Publication

Residential research update

Lucian Cook, head of residential research, shares insight and analysis into the data and trends currently shaping the UK property market in September.


Starting at the top

The holiday season is never the easiest time to accurately judge the state of market conditions, but data from TwentyCi suggested that in August this year activity in the market over £1m was 16% below the same month last year. That was largely in line with the market as a whole, though more encouragingly, slightly above the average for the first seven months of the year. That activity has been supported by ongoing re-alignment of sellers’ price expectations to the underlying market conditions, of which you can read more detail below.

Mortgage rates ease

With the path of interest rates likely to be critical to the fortunes of the housing market over the remainder of this year and into next, July’s inflation data provided welcome news, as consumer price inflation fell to its lowest level since February 2022 (6.8%). Averting the risk of substantial further rate rises has paved the way for lenders to cut the cost of fixed rate mortgages over the past month. Those costs still remain some way above where they were in the early summer, however, not least because demand-led components of inflation remain relatively high, reducing the prospect of early base-rate cuts.

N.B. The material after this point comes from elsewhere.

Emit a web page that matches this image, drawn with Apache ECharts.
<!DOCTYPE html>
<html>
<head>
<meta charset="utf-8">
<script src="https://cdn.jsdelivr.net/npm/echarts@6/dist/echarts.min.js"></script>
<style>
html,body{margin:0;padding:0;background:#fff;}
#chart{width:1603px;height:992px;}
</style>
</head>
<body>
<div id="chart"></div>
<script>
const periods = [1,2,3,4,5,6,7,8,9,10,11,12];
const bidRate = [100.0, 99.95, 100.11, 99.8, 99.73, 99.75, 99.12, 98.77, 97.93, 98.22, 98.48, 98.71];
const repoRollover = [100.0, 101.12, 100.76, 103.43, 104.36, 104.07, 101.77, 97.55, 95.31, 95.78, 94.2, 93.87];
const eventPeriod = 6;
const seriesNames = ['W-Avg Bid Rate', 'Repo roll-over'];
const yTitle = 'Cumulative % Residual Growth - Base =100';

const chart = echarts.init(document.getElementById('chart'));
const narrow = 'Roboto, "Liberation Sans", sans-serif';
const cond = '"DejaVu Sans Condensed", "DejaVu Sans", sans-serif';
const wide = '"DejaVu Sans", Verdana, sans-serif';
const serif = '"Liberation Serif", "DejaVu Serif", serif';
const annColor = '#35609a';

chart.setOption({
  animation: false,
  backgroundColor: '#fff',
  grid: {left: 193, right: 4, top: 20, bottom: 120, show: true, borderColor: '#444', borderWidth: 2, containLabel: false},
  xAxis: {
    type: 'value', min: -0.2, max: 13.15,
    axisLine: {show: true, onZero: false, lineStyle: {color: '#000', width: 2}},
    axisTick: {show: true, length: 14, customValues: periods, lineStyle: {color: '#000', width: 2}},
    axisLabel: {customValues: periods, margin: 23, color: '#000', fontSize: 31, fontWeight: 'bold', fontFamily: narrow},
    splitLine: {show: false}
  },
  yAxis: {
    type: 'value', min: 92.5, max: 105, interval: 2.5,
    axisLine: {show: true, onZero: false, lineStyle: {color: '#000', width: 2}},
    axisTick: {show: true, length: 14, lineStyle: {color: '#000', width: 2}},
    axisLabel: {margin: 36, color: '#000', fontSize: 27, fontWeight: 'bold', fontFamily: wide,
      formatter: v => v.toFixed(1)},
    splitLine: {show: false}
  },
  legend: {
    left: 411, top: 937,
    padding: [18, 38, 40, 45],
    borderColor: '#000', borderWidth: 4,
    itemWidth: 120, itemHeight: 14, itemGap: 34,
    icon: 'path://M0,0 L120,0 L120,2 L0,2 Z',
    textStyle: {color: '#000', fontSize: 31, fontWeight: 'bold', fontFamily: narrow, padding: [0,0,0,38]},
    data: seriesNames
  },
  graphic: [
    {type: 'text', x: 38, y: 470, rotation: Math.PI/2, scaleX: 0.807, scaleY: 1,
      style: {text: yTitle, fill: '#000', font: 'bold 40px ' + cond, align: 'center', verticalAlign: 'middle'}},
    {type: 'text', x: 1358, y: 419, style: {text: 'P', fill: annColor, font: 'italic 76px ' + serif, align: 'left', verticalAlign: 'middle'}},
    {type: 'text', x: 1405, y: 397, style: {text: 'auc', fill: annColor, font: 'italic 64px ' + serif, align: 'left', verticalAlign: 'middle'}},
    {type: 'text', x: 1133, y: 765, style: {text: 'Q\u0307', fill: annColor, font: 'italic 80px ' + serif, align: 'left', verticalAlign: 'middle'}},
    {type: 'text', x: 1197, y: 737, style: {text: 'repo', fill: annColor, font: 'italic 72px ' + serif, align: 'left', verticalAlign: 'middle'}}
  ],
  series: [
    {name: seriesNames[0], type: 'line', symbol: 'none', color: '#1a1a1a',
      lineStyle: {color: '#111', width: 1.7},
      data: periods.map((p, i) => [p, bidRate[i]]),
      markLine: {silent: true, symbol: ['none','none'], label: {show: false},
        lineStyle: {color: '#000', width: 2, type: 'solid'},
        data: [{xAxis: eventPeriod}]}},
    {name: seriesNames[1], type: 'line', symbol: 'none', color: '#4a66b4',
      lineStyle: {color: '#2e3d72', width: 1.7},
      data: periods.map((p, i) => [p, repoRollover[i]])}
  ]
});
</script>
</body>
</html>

Continued market pressures

Against the backdrop of elevated mortgage costs, it was no great surprise to see the Bank of England report a fall in mortgage approvals in July or the Nationwide report price falls in the mainstream housing market in August.

Overall, the Nationwide index suggests prices have fallen by an average of 5.4% in nominal terms since their peak a year ago, though importantly the adjustment has been much greater on an inflation-adjusted basis.

The rental supply-demand imbalance persists

The imbalance between supply and demand in the private rented sector remains significant, with no signs of abating. Rental growth across the UK totalled 10.5% in the year to July 2023, up from 10.3% in June, according to Zoopla’s latest index, with the strongest growth seen in Scotland (12.7%) and London (12.4%).

The July RICS survey shows a net balance of opinion for tenant demand of +59, the highest reading since September 2021. At the same time, landlord instructions (-19) remained in negative territory for the 16th consecutive month.

On the supply side, rising interest rates have made it increasingly challenging for mortgaged Buy-to-Let landlords to make the numbers stack up, prompting some to sell up and exit the sector. This, combined with tenants staying in their properties for longer, has reduced the number of available properties for rent.

Debt v equity

House price averages and headline numbers have an unfortunate habit of masking variation across different parts of the market.

In this respect, the results from our latest buyer and seller survey show a clear distinction between cash and mortgage buyer motivations.

Even in the prime market, a net balance of -5% of those requiring debt to fund more than half of the value of their next purchase had become less committed to moving in the short term since our last survey in April. In contrast, a positive net balance of +16% of cash buyers have become more committed to moving. As they’re less exposed to rising interest rates, we expect cash and equity rich buyers to dominate both investor and owner occupied demand over the coming 12 to 18 months.

Over coming weeks we will have a clearer picture as to how the autumn market will play out, though all signs are of a continuation of recent trends. With that in mind we would expect to see property which is best in class and priced to accurately reflect market conditions attract the greatest interest.